From my reading of the transcript and the news reports on the case, it sounds like things went worse for the government on the corporate spending question than expected. (There was very little questioning about the disclosure requirements, and I continue to believe those are likely to be upheld by the Court). Deputy Solicitor General Malcolm Stewart came in for very tough questioning, on an issue the Court certainly does not need to reach in order to find for Citizens United in this case: may Congress constitutionally bar corporations such as General Motors from spending treasury funds on books or materials beamed via Satellite to a device like a Kindle that feature a candidate for office and that either contain express advocacy or are the functional equivalent of express advocacy? To be clear, the statute at issue in the case barring the use of corporate treasury funds to pay for "electioneering communications" does not reach books (whether it reaches Kindle via Satellite is an interesting statutory interpretation question). But much of the time was devoted to the question whether Congress could hypothetically pass such a statute consistent with the Constitution's guarantee of free speech. Stewart took a broad reading of constitutional power to regulate corporate spending on many election-related activities.

Stewart's argument played into the hands of Ted Olson, counsel for Citizens United. By taking an extreme position that could be seen as akin to throwing someone in jail for writing a book, or book-banning, Stewart went way down the slippery slope, making it more likely that a majority on the Court (Alito, Roberts, Kennedy, Scalia, and Thomas) will want to say something about the Constitution, and not merely decide, as I've suggested, that the video-on-demand delivery of the anti-Clinton movie simply is not covered by the McCain-Feingold statute.

Which if any side do you think should have come out feeling good about their hour in Court?
Because the corporate spending issue is likely more important to Citizens United than the disclosure issue, and because it appeared from the questioning that a majority of the Court will somehow side with Citizens United on the corporate spending issue, Citizens United probably is confident right now.

What do you think the Court saw as the strongest argument?
Olson had a receptive audience in a majority of Justices that the ban on corporate spending on a documentary attacking a candidate violates the First Amendment. It was not clear going into the argument that the focus would be on constitutional, as opposed to statutory, issues. The argument got traction because of the strong contrary position taken by the government, which appeared to bother the Justices.

Which argument seemed to get the least traction with the Justices?
The government’s First Amendment argument.

Were there any questions or discussions that surprised you?
I expected the government to deflect the question about applying limits on things like corporate spending for book publishing. In retrospect (and not to demean Mr. Stewart, who is an excellent advocate), Stewart should have deflected the questions by equivocating on the question, stressing the Court did not need to reach the issue in this case.
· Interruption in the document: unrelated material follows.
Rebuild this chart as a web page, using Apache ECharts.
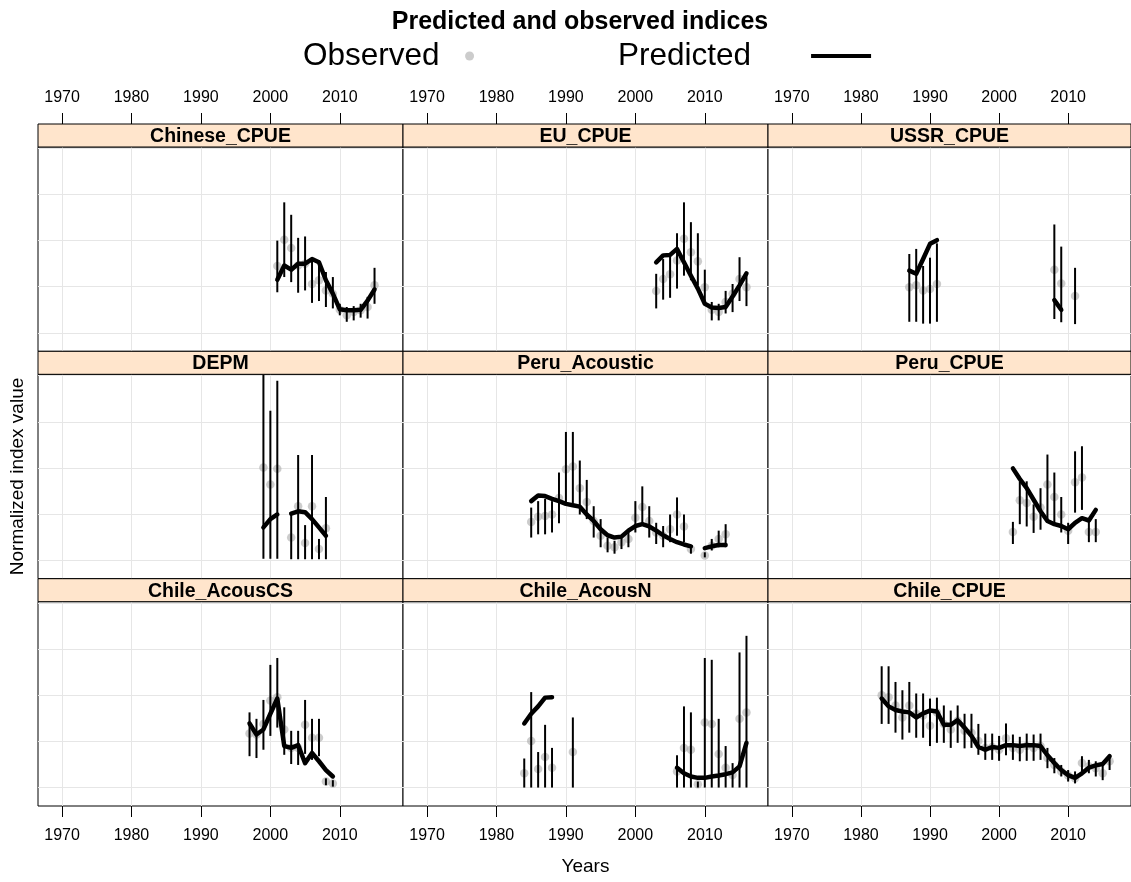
<!DOCTYPE html>
<html>
<head>
<meta charset="utf-8">
<script src="https://cdn.jsdelivr.net/npm/echarts@6/dist/echarts.min.js"></script>
<style>
html,body{margin:0;padding:0;background:#fff;}
#chart{width:1131px;height:882px;}
</style>
</head>
<body>
<div id="chart"></div>
<script>
// ---------------- DATA ----------------
const panelNames = ['Chinese_CPUE','EU_CPUE','USSR_CPUE','DEPM','Peru_Acoustic','Peru_CPUE','Chile_AcousCS','Chile_AcousN','Chile_CPUE'];
const xTicks = [1970, 1980, 1990, 2000, 2010];
const yTicks = [0, 1, 2, 3, 4];

const chineseYears = [2001,2002,2003,2004,2005,2006,2007,2008,2009,2010,2011,2012,2013,2014,2015];
const chineseObs  = [1.45,2.02,1.84,1.46,1.50,1.06,1.14,0.92,0.85,0.50,0.38,0.45,0.49,0.56,1.03];
const chineseLo   = [0.88,1.21,1.10,0.87,0.92,0.65,0.69,0.56,0.53,0.38,0.24,0.27,0.33,0.31,0.63];
const chineseHi   = [2.00,2.83,2.56,2.06,2.09,1.64,1.57,1.32,1.21,0.63,0.56,0.58,0.63,0.78,1.41];
const chinesePred = [1.15,1.46,1.37,1.50,1.50,1.60,1.53,1.14,0.85,0.51,0.49,0.49,0.50,0.70,0.94];

const euYears = [2003,2004,2005,2006,2007,2008,2009,2010,2011,2012,2013,2014,2015,2016];
const euObs  = [0.91,1.17,1.27,1.57,2.04,1.75,1.55,0.99,0.50,0.45,0.67,0.85,1.17,0.99];
const euLo   = [0.53,0.72,0.76,0.96,1.24,1.14,1.03,0.63,0.27,0.27,0.42,0.45,0.69,0.58];
const euHi   = [1.28,1.60,1.68,2.16,2.83,2.40,2.16,1.37,0.67,0.63,0.91,1.06,1.64,1.32];
const euPred = [1.53,1.68,1.69,1.82,1.53,1.24,0.96,0.63,0.55,0.54,0.56,0.79,1.03,1.29];

const ussrYears = [1987,1988,1989,1990,1991,2008,2009,2011];
const ussrObs  = [0.99,1.03,0.92,0.95,1.06,1.37,1.07,0.80];
const ussrLo   = [0.24,0.24,0.20,0.20,0.24,0.30,0.23,0.19];
const ussrHi   = [1.71,1.82,1.45,1.63,1.94,2.35,1.87,1.41];
const ussrPred = [1.35,1.28,1.60,1.93,2.01,0.71,0.50,null];

const depmYears = [1999,2000,2001,2003,2004,2005,2006,2007,2008];
const depmObs  = [2.01,1.64,1.98,0.49,1.17,0.37,1.17,0.24,0.69];
const depmLo   = [0.03,0.03,0.03,0.02,0.02,0.02,0.02,0.02,0.02];
const depmHi   = [4.60,3.24,3.89,0.99,2.28,0.76,2.28,0.46,1.37];
const depmPred = [0.71,0.89,0.99,1.01,1.06,1.04,0.89,0.71,0.53];

const peruAcYears = [1985,1986,1987,1988,1989,1990,1991,1992,1993,1994,1995,1996,1997,1998,1999,2000,2001,2002,2003,2004,2005,2006,2007,2008,2010,2011,2012,2013];
const peruAcObs  = [0.83,0.94,0.96,0.99,1.35,1.97,2.03,1.56,1.26,0.85,0.53,0.31,0.28,0.39,0.46,0.92,1.15,0.85,0.60,0.53,0.67,0.99,0.73,0.24,0.10,0.31,0.46,0.56];
const peruAcLo   = [0.49,0.56,0.56,0.60,0.80,1.24,1.24,0.99,0.89,0.49,0.28,0.17,0.14,0.24,0.28,0.60,0.78,0.49,0.35,0.28,0.39,0.53,0.39,0.14,0.06,0.21,0.28,0.28];
const peruAcHi   = [1.14,1.28,1.33,1.28,1.90,2.78,2.78,2.16,1.74,1.17,0.89,0.49,0.42,0.53,0.67,1.28,1.60,1.17,0.81,0.74,0.99,1.36,0.99,0.31,0.17,0.46,0.64,0.78];
const peruAcPred = [1.28,1.40,1.39,1.33,1.28,1.22,1.19,1.16,0.99,0.85,0.67,0.54,0.49,0.51,0.64,0.74,0.78,0.73,0.64,0.54,0.46,0.39,0.34,0.30,0.26,0.30,0.33,0.33];

const peruCpYears = [2002,2003,2004,2005,2006,2007,2008,2009,2010,2011,2012,2013,2014];
const peruCpObs  = [0.61,1.30,1.24,0.94,1.14,1.64,1.37,0.99,0.64,1.69,1.79,0.61,0.61];
const peruCpLo   = [0.35,0.78,0.73,0.59,0.66,0.85,0.81,0.60,0.35,1.03,1.09,0.39,0.39];
const peruCpHi   = [0.83,1.71,1.71,1.21,1.56,2.29,1.90,1.37,0.81,2.36,2.47,0.89,0.89];
const peruCpPred = [1.99,1.76,1.56,1.31,1.06,0.85,0.78,0.74,0.67,0.81,0.91,0.86,1.09];

const chileCSYears = [1997,1998,1999,2000,2001,2002,2003,2004,2005,2006,2007,2008,2009];
const chileCSObs  = [1.17,1.15,1.38,1.89,1.96,1.26,0.86,0.86,1.36,1.08,1.08,0.13,0.09];
const chileCSLo   = [0.68,0.64,0.82,1.12,1.30,0.71,0.51,0.49,0.73,0.60,0.68,0.05,0.02];
const chileCSHi   = [1.63,1.49,1.90,2.66,2.81,1.74,1.23,1.23,1.90,1.49,1.49,0.20,0.16];
const chileCSPred = [1.39,1.15,1.26,1.60,1.93,0.90,0.86,0.92,0.53,0.75,0.57,0.38,0.24];

const chileNYears = [1984,1985,1986,1987,1988,1991,2006,2007,2008,2009,2010,2011,2012,2013,2014,2015,2016];
const chileNObs  = [0.31,1.01,0.40,0.66,0.43,0.77,0.35,0.86,0.82,0.07,1.41,1.38,0.73,0.43,0.27,1.49,1.63];
const chileNLo   = [0.00,0.00,0.00,0.00,0.00,0.00,0.00,0.00,0.00,0.00,0.00,0.00,0.00,0.00,0.00,0.00,0.00];
const chileNHi   = [0.63,2.07,0.77,1.36,0.86,1.52,0.70,1.76,1.63,0.13,2.81,2.77,1.49,0.90,0.53,2.93,3.29];
const chileNPred = [1.39,1.60,1.76,1.95,1.96,null,0.43,0.31,0.24,0.21,0.21,0.24,0.26,0.29,0.33,0.46,0.97];

const chileCpYears = [1983,1984,1985,1986,1987,1988,1989,1990,1991,1992,1993,1994,1995,1996,1997,1998,1999,2000,2001,2002,2003,2004,2005,2006,2007,2008,2009,2010,2011,2012,2013,2014,2015,2016];
const chileCpObs  = [2.00,1.96,1.78,1.52,1.78,1.60,1.56,1.34,1.63,1.38,1.26,1.45,1.23,1.19,1.01,0.86,0.88,0.82,1.07,0.86,0.82,0.90,0.86,0.90,0.64,0.49,0.35,0.26,0.20,0.53,0.46,0.42,0.31,0.57];
const chileCpLo   = [1.38,1.38,1.19,1.04,1.19,1.08,1.08,0.90,0.97,0.97,0.86,0.97,0.85,0.86,0.71,0.60,0.60,0.58,0.70,0.60,0.57,0.58,0.58,0.60,0.42,0.31,0.24,0.13,0.09,0.31,0.31,0.24,0.16,0.38];
const chileCpHi   = [2.63,2.63,2.29,2.11,2.29,2.04,2.04,1.93,1.95,1.78,1.67,1.78,1.60,1.60,1.38,1.17,1.17,1.12,1.39,1.15,1.10,1.17,1.15,1.17,0.86,0.64,0.49,0.38,0.35,0.68,0.60,0.57,0.49,0.71];
const chileCpPred = [1.93,1.76,1.68,1.65,1.63,1.52,1.61,1.67,1.65,1.36,1.36,1.46,1.30,1.12,0.88,0.82,0.88,0.86,0.92,0.92,0.90,0.92,0.92,0.90,0.70,0.53,0.38,0.27,0.21,0.31,0.43,0.48,0.51,0.68];

// ---------------- LAYOUT ----------------
const FONT = 'Liberation Sans, Arial, Helvetica, sans-serif';
const panelLeft = [38, 403, 768];
const panelWidth = [365, 365, 363];
const stripTop = [124, 351.3, 578.7];
const stripH = 23;
const plotH = 204.3;
const xMin = 1966.54, xMax = 2019.1;
const yMin = -0.40, yMax = 4.03;

const panels = [
  [chineseYears, chineseObs, chineseLo, chineseHi, chinesePred],
  [euYears, euObs, euLo, euHi, euPred],
  [ussrYears, ussrObs, ussrLo, ussrHi, ussrPred],
  [depmYears, depmObs, depmLo, depmHi, depmPred],
  [peruAcYears, peruAcObs, peruAcLo, peruAcHi, peruAcPred],
  [peruCpYears, peruCpObs, peruCpLo, peruCpHi, peruCpPred],
  [chileCSYears, chileCSObs, chileCSLo, chileCSHi, chileCSPred],
  [chileNYears, chileNObs, chileNLo, chileNHi, chileNPred],
  [chileCpYears, chileCpObs, chileCpLo, chileCpHi, chileCpPred]
];

function lineData(years, pred) {
  const out = [];
  years.forEach((y, k) => {
    if (k > 0 && y - years[k - 1] > 1) out.push([years[k - 1] + 1, null]);
    out.push([y, pred[k]]);
  });
  return out;
}

function renderBar(params, api) {
  const x = api.value(0), lo = api.value(1), hi = api.value(2);
  const p1 = api.coord([x, lo]);
  const p2 = api.coord([x, hi]);
  const cs = params.coordSys;
  const yTop = Math.max(p2[1], cs.y);
  const yBot = Math.min(p1[1], cs.y + cs.height);
  return {
    type: 'line',
    shape: { x1: p1[0], y1: yBot, x2: p1[0], y2: yTop },
    style: { stroke: '#000', lineWidth: 2 }
  };
}

const grids = [], xAxes = [], yAxes = [], series = [], graphics = [];
panels.forEach((p, i) => {
  const r = Math.floor(i / 3), c = i % 3;
  const top = stripTop[r] + stripH;
  grids.push({
    left: panelLeft[c], top: top, width: panelWidth[c], height: plotH,
    containLabel: false, outerBoundsMode: 'none',
    show: true, borderColor: '#000', borderWidth: 1, backgroundColor: '#fff'
  });
  const isTop = r === 0, isBottom = r === 2;
  const showAx = isTop || isBottom;
  const xa = {
    type: 'value', gridIndex: i, min: xMin, max: xMax,
    position: isTop ? 'top' : 'bottom',
    offset: isTop ? stripH : 0,
    axisLine: { show: false, onZero: false },
    axisTick: { show: showAx, length: 11, inside: false, customValues: xTicks, lineStyle: { color: '#000', width: 1 } },
    axisLabel: { show: showAx, customValues: xTicks, formatter: v => String(v),
                 color: '#000', fontSize: 16, fontFamily: FONT, margin: isTop ? 18 : 22 },
    splitLine: { show: true, lineStyle: { color: '#E6E6E6', width: 1 } }
  };
  if (i === 7) {
    xa.name = 'Years'; xa.nameLocation = 'middle'; xa.nameGap = 51;
    xa.nameTextStyle = { color: '#000', fontSize: 19, fontFamily: FONT };
  }
  xAxes.push(xa);
  const ya = {
    type: 'value', gridIndex: i, min: yMin, max: yMax,
    axisLine: { show: false, onZero: false }, axisTick: { show: false, customValues: yTicks },
    axisLabel: { show: false, customValues: yTicks },
    splitLine: { show: true, lineStyle: { color: '#E6E6E6', width: 1 } }
  };
  if (i === 3) {
    ya.name = 'Normalized index value'; ya.nameLocation = 'middle'; ya.nameGap = 11; ya.nameRotate = 90;
    ya.nameTextStyle = { color: '#000', fontSize: 19, fontFamily: FONT };
  }
  yAxes.push(ya);

  const [years, obs, lo, hi, pred] = p;
  series.push({
    name: 'Observed', type: 'scatter', xAxisIndex: i, yAxisIndex: i,
    data: years.map((y, k) => [y, obs[k]]),
    symbol: 'circle', symbolSize: 8.5,
    itemStyle: { color: 'rgba(170,170,170,0.75)' },
    z: 2, silent: true
  });
  series.push({
    name: 'CI', type: 'custom', xAxisIndex: i, yAxisIndex: i,
    data: years.map((y, k) => [y, lo[k], hi[k]]),
    encode: { x: 0, y: [1, 2] },
    renderItem: renderBar, z: 3, silent: true
  });
  series.push({
    name: 'Predicted', type: 'line', xAxisIndex: i, yAxisIndex: i,
    data: lineData(years, pred),
    symbol: 'none', showSymbol: false, connectNulls: false,
    lineStyle: { color: '#000', width: 4.5, cap: 'round', join: 'round' },
    itemStyle: { color: '#000' },
    z: 4, silent: true
  });

  graphics.push({
    type: 'rect', z: 10,
    shape: { x: panelLeft[c], y: stripTop[r], width: panelWidth[c], height: stripH },
    style: { fill: '#FFE5CC', stroke: '#000', lineWidth: 1 }
  });
  graphics.push({
    type: 'text', z: 11,
    x: panelLeft[c] + panelWidth[c] / 2, y: stripTop[r] + stripH / 2 + 1,
    style: { text: panelNames[i], align: 'center', verticalAlign: 'middle', fill: '#000',
             fontSize: 19.5, fontWeight: 'bold', fontFamily: FONT }
  });
});

const option = {
  animation: false,
  backgroundColor: '#fff',
  textStyle: { fontFamily: FONT },
  title: {
    text: 'Predicted and observed indices', left: 575, top: 5, textAlign: 'center',
    textStyle: { fontSize: 25, fontWeight: 'bold', color: '#000', fontFamily: FONT }
  },
  legend: [
    { data: ['Observed'], left: 298, top: 35, align: 'right', itemWidth: 50, itemHeight: 9,
      selectedMode: false, textStyle: { fontSize: 31.5, color: '#000', fontFamily: FONT } },
    { data: [{ name: 'Predicted', icon: 'rect' }], left: 613, top: 35, align: 'right', itemWidth: 60, itemHeight: 4,
      selectedMode: false, textStyle: { fontSize: 31.5, color: '#000', fontFamily: FONT, padding: [0, 55, 0, 0] } }
  ],
  grid: grids,
  xAxis: xAxes,
  yAxis: yAxes,
  series: series,
  graphic: graphics
};

const chart = echarts.init(document.getElementById('chart'), null, { renderer: 'canvas' });
chart.setOption(option);
</script>
</body>
</html>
The idea that the government could ban the use of corporate funds for books did not sit well even with the liberal Justices---it really took the wind out of Stewart's sails. What he could have said as well is that the Court in McConnell upheld the electioneering communications provision under a strict scrutiny standard based upon a detailed record compiled by Congress showing the effect of campaign broadcast ads on elections. It is the distorting effects of such ads, and not other corporate (and union) activity, that was the target of BCRA. (He likely did not want to make this argument, because it would have strengthened Olson's point that Congress was aimed at 30-second ads, and not 90 minute movies). So the question whether there would be a sufficient evidentiary record to apply an electioneering communications test to books under strict scrutiny is unknown.

What was the media coverage of the argument like? If there was any, do you think it was a fair representation?
The media coverage was consistent in focusing on how the argument took a surprising turn as Stewart went down the slippery slope on the First Amendment question. Adam Liptak led his New York Times story as follows: “A quirky case about a slashing documentary attacking Hillary Rodham Clinton would not seem to be the most obvious vehicle for a fundamental re-examination of the interplay between the First Amendment and campaign finance laws. But by the end of an exceptionally lively argument at the Supreme Court on Tuesday, it seemed at least possible that five justices were prepared to overturn or significantly limit parts of the court’s 2003 decision upholding the McCain-Feingold campaign finance law, which regulates the role of money in politics.”

Any guesses on how the case will be resolved? Did any of the justices show their hand?
As noted above, I expect Citizens United to win on the campaign spending issue, either on constitutional or statutory grounds, and to lose on the disclosure issue. The case could be significant for clarifying (or further muddying) the law in both of these areas. On the spending issue, it could lead to greater campaign finance deregulation.